IAS Gyan

Daily News Analysis

The marginalisation of justice in public discourse

26th August, 2020 Editorial

Context:

  • In India today, while self-interest and national glory dominate, concern for distributive justice is rare.
  • Two ideas appear to dominate our public discourse today. One, somewhat implicitly, self-interest.
  • The second, far more explicitly, national glory. How the pursuit of material or cultural self-interest affects others does not seem to bother us. There is little acknowledgement that the pursuit of greed and narrow self-interest leads to severe inequalities, to an unequal division of social benefits.

Sharing benefits and burdens

What is distributive justice and why does it matter?

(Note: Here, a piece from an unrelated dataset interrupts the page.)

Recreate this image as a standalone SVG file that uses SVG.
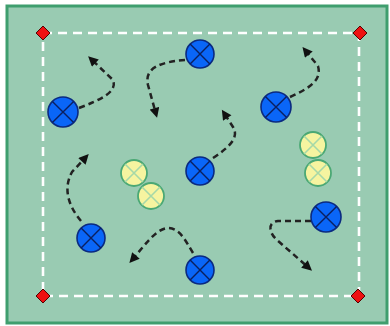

  • Justice requires that we not be greedy and grab things; instead, we share them with those we do not know or love. Simply put, a sense of justice is born when we begin sharing things with strangers.
  • In fact, the idea of distributive justice presupposes not only a social condition marked by an absence of love or familiarity, but also others, which the Scottish philosopher, David Hume, termed ‘the circumstances of justice’. For instance, a society where everything is abundantly available would not need justice. Each of us will have as much of everything we want. Without the necessity of sharing, justice becomes redundant. Equally, in a society with massive scarcity, justice is impossible. In order to survive, each person is compelled to grab whatever happens to be available. Justice, therefore, is possible and necessary in societies with moderate scarcity.

Giving persons their due

  • The basic idea of justice is that ‘each person gets what is properly due to him or her’, that the benefits and burdens of society be distributed in a manner that gives each person his or her due.
  • Two main contenders exist for interpreting what is due to persons of equal moral worth. For the first need-based principle, what is due to a person is what she really needs, i.e., whatever is necessary for general human well-being.
  • Second, the principle of desert for which what is due to a person is what he or she deserves, determined not by birth or tradition but by a person’s own qualities, for instance ‘natural’ talent or productive effort.

Conclusion:

  • Our society is afflicted by deep material, cultural and knowledge-related inequalities. Worse, these inequalities are growing by the day. Sometimes they are accompanied by blatant assertions of unequal moral worth, though today, a deafening silence on social and distributive justice is more common.
  • It is therefore imperative to ask where we stand in relation to different forms of egalitarian justice mentioned in our Preamble.